Vistas of Infinity – How to Enjoy Life When You Are Dead by Jurgen Ziewe
Reviewed by David Lorimer
Jurgen Ziewe has been meditating and travelling beyond the body for over 40 years by shifting consciousness into nonphysical states of awareness with enhanced lucidity that gives him access to a huge range of afterlife realms in a similar way to Robert Monroe and, in the 18th century, Emanuel Swedenborg. For readers like myself who are familiar with a wide range of literature in this area, the picture that he draws is a consistent one and, as such, represents a further line of convergence in our understanding of what happens after death. He sums up an overriding law as follows: ‘when the relay station and filter, which is our brain, stops functioning, the body is returned to its individual atoms, our conscious and subconscious mind become our new external reality.’ (p. 22) Swedenborg said something very similar whereby the inner becomes the outer. Further on, he defines the afterlife by saying that ‘the place you will live in after you die is a manifestation of your inner life.’

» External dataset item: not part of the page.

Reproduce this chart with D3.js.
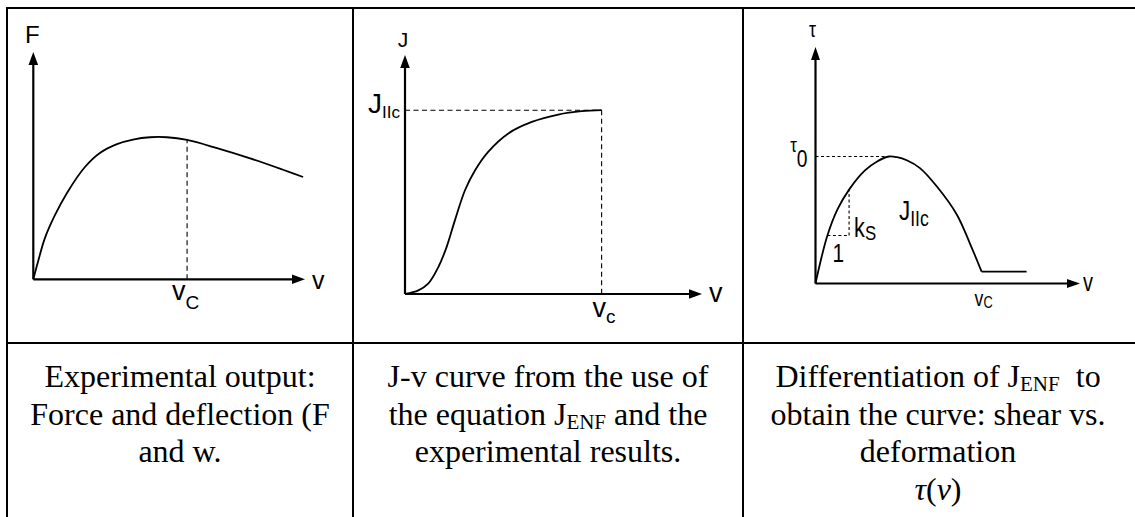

Towards the end of the book, Ziewe reiterates this point by saying that our physical nervous system acts like a shield to block out the subtle movements of energy that we put out. When the shield is gone at death, we are suddenly confronted with ourselves and our output (see also my review of Anne Geraghty below). Everything we see will be a clear mirror of what we are: ‘we will not only see it, but will feel it intimately too’ as witnessed in the life review. In the course of the book, he gives many illustrations of this fundamental karmic law where we receive back what we have put out, positive and negative. It is generally feasible to work through this process by shedding light on it and orienting oneself in loving service to others. This can initially be complicated by the fact that many people do not realise they have died and are in a space very adjacent to our physical vibration and manifestation. He relates the development of his mother and the reconstitution of her appearance as a young woman, while also encountering his father and various other relatives in what he calls a continuum of consciousness.

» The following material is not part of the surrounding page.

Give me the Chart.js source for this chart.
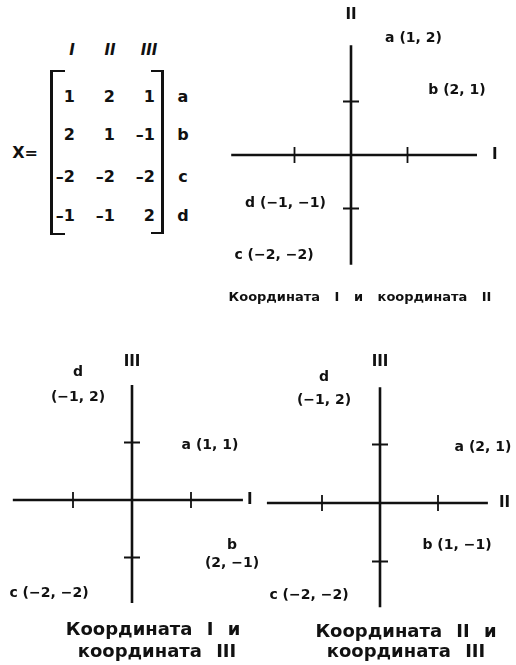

An important contemporary lesson can be learned from his perception of the unspeakable suffering in the afterlife of a (misguided) suicide bomber. Ziewe describes how the person is surrounded by the very real thought forms of his victims and the representation of their pain, and his own understanding ‘that the fate of his victims and the sufferings could never be reversed or erased.‘ However, in all cases the way out is one of love, service and forgiveness. He explains that our actions create an entanglement of energy that is recorded on what he called the greater Consciousness system or cosmic hard drive – all these energy patterns ultimately have to be harmonised according to the law.
In common with other accounts, our powers of creative manifestation in these other worlds are greatly enhanced, but we do have responsibility for how we use these capacities, and cannot separate ourselves from the seeds we have sown. He describes the higher realms as ones of beauty and love also characterised by the feeling of homecoming, the sense that one deeply belongs. A key theme is the overcoming of our sense of separation by the realisation that we cannot truly separate ourselves from Home, Source or unifying Singularity of Consciousness because it constitutes our essence and sustains everything in being. To realise this oneness is awakening, and we are each an individualised centre or anchor of this same oneness in a vast and intricate pattern or network.
Deep meditation is one way of accessing the stillness at the core of our being and attuning ourselves to it. Ziewe sums up two purposes in the universe: ‘one purpose is a limitless expansion and regeneration in new and different permutations of being; the other purpose is a blissful life in service to others.’ It is possible to live from this stillness and oneness with a sense of universal identity and therefore of love and compassion towards all, so his ultimate advice is just this: realise your unity with the whole of life and consciousness, and use your own life as an expression of loving service to others. In this way, actions of love and goodwill become a stepping stone towards higher consciousness, whether here in this life or after death. In the end, it is not so much the intriguing experiences of this eye-opening book that are enlightening, but the lessons drawn from them in terms of how best to live our lives.